DATASET EXCERPT:

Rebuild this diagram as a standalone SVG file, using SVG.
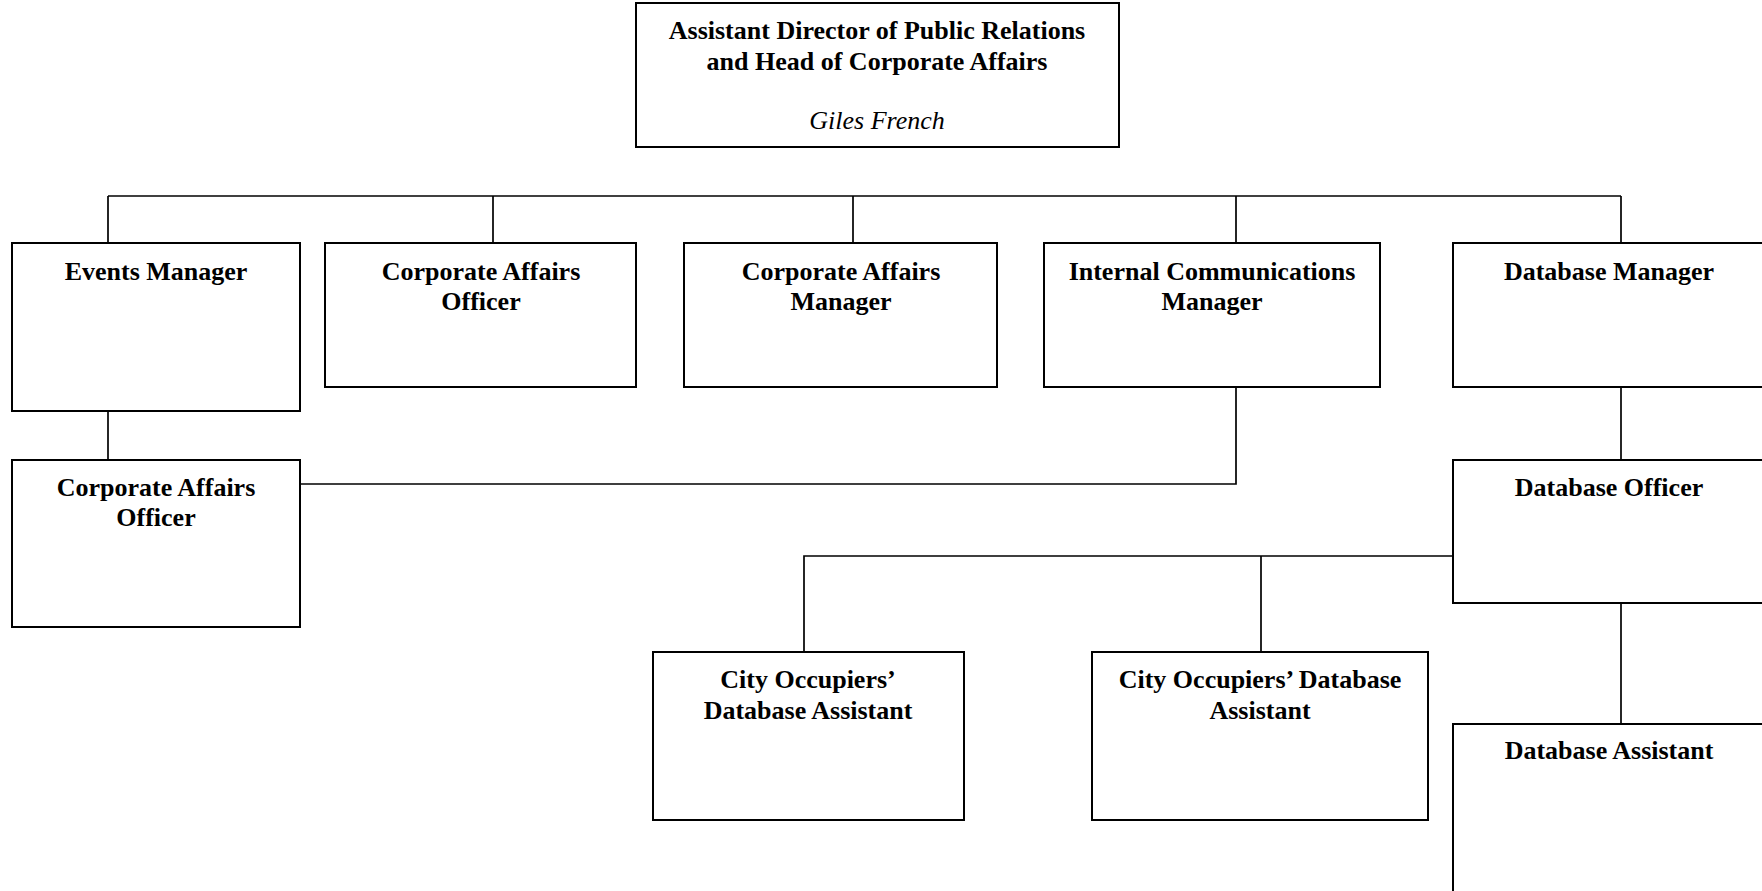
<svg xmlns="http://www.w3.org/2000/svg" width="1762" height="891" viewBox="0 0 1762 891">
<style>
.box{fill:#fff;stroke:#000;stroke-width:2}
.conn{fill:none;stroke:#000;stroke-width:1.7}
text{font-family:"Liberation Serif","Times New Roman",serif;font-size:26px;font-weight:bold;text-anchor:middle;fill:#000}
.it{font-weight:normal;font-style:italic}
</style>
<rect width="1762" height="891" fill="#fff"/>
<g id="connectors">
<path class="conn" d="M108,196 H1621"/>
<path class="conn" d="M108,196 V243 M493,196 V243 M853,196 V243 M1236,196 V243 M1621,196 V243"/>
<path class="conn" d="M108,411 V460"/>
<path class="conn" d="M300,484 H1236 V387"/>
<path class="conn" d="M1621,387 V460"/>
<path class="conn" d="M1453,556 H804 V652 M1261,556 V652"/>
<path class="conn" d="M1621,603 V724"/>
</g>
<g id="director">
<rect class="box" x="636" y="3" width="483" height="144"/>
<text x="877" y="39">Assistant Director of Public Relations</text>
<text x="877" y="70">and Head of Corporate Affairs</text>
<text class="it" x="877" y="129">Giles French</text>
</g>
<g id="events-manager">
<rect class="box" x="12" y="243" width="288" height="168"/>
<text x="156" y="280">Events Manager</text>
</g>
<g id="corp-affairs-officer-1">
<rect class="box" x="325" y="243" width="311" height="144"/>
<text x="481" y="280">Corporate Affairs</text>
<text x="481" y="310">Officer</text>
</g>
<g id="corp-affairs-manager">
<rect class="box" x="684" y="243" width="313" height="144"/>
<text x="841" y="280">Corporate Affairs</text>
<text x="841" y="310">Manager</text>
</g>
<g id="internal-comms-manager">
<rect class="box" x="1044" y="243" width="336" height="144"/>
<text x="1212" y="280">Internal Communications</text>
<text x="1212" y="310">Manager</text>
</g>
<g id="database-manager">
<rect class="box" x="1453" y="243" width="312" height="144"/>
<text x="1609" y="280">Database Manager</text>
</g>
<g id="corp-affairs-officer-2">
<rect class="box" x="12" y="460" width="288" height="167"/>
<text x="156" y="496">Corporate Affairs</text>
<text x="156" y="526">Officer</text>
</g>
<g id="database-officer">
<rect class="box" x="1453" y="460" width="312" height="143"/>
<text x="1609" y="496">Database Officer</text>
</g>
<g id="city-occupiers-assistant-1">
<rect class="box" x="653" y="652" width="311" height="168"/>
<text x="808" y="688">City Occupiers’</text>
<text x="808" y="719">Database Assistant</text>
</g>
<g id="city-occupiers-assistant-2">
<rect class="box" x="1092" y="652" width="336" height="168"/>
<text x="1260" y="688">City Occupiers’ Database</text>
<text x="1260" y="719">Assistant</text>
</g>
<g id="database-assistant">
<rect class="box" x="1453" y="724" width="312" height="180"/>
<text x="1609" y="759">Database Assistant</text>
</g>
</svg>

SHORT PROBLEM: Copy the material above exactly and drop the pictures.

SOLUTION:
Rebuild this diagram as a standalone SVG file, using SVG.
<svg xmlns="http://www.w3.org/2000/svg" width="1762" height="891" viewBox="0 0 1762 891">
<style>
.box{fill:#fff;stroke:#000;stroke-width:2}
.conn{fill:none;stroke:#000;stroke-width:1.7}
text{font-family:"Liberation Serif","Times New Roman",serif;font-size:26px;font-weight:bold;text-anchor:middle;fill:#000}
.it{font-weight:normal;font-style:italic}
</style>
<rect width="1762" height="891" fill="#fff"/>
<g id="connectors">
<path class="conn" d="M108,196 H1621"/>
<path class="conn" d="M108,196 V243 M493,196 V243 M853,196 V243 M1236,196 V243 M1621,196 V243"/>
<path class="conn" d="M108,411 V460"/>
<path class="conn" d="M300,484 H1236 V387"/>
<path class="conn" d="M1621,387 V460"/>
<path class="conn" d="M1453,556 H804 V652 M1261,556 V652"/>
<path class="conn" d="M1621,603 V724"/>
</g>
<g id="director">
<rect class="box" x="636" y="3" width="483" height="144"/>
<text x="877" y="39">Assistant Director of Public Relations</text>
<text x="877" y="70">and Head of Corporate Affairs</text>
<text class="it" x="877" y="129">Giles French</text>
</g>
<g id="events-manager">
<rect class="box" x="12" y="243" width="288" height="168"/>
<text x="156" y="280">Events Manager</text>
</g>
<g id="corp-affairs-officer-1">
<rect class="box" x="325" y="243" width="311" height="144"/>
<text x="481" y="280">Corporate Affairs</text>
<text x="481" y="310">Officer</text>
</g>
<g id="corp-affairs-manager">
<rect class="box" x="684" y="243" width="313" height="144"/>
<text x="841" y="280">Corporate Affairs</text>
<text x="841" y="310">Manager</text>
</g>
<g id="internal-comms-manager">
<rect class="box" x="1044" y="243" width="336" height="144"/>
<text x="1212" y="280">Internal Communications</text>
<text x="1212" y="310">Manager</text>
</g>
<g id="database-manager">
<rect class="box" x="1453" y="243" width="312" height="144"/>
<text x="1609" y="280">Database Manager</text>
</g>
<g id="corp-affairs-officer-2">
<rect class="box" x="12" y="460" width="288" height="167"/>
<text x="156" y="496">Corporate Affairs</text>
<text x="156" y="526">Officer</text>
</g>
<g id="database-officer">
<rect class="box" x="1453" y="460" width="312" height="143"/>
<text x="1609" y="496">Database Officer</text>
</g>
<g id="city-occupiers-assistant-1">
<rect class="box" x="653" y="652" width="311" height="168"/>
<text x="808" y="688">City Occupiers’</text>
<text x="808" y="719">Database Assistant</text>
</g>
<g id="city-occupiers-assistant-2">
<rect class="box" x="1092" y="652" width="336" height="168"/>
<text x="1260" y="688">City Occupiers’ Database</text>
<text x="1260" y="719">Assistant</text>
</g>
<g id="database-assistant">
<rect class="box" x="1453" y="724" width="312" height="180"/>
<text x="1609" y="759">Database Assistant</text>
</g>
</svg>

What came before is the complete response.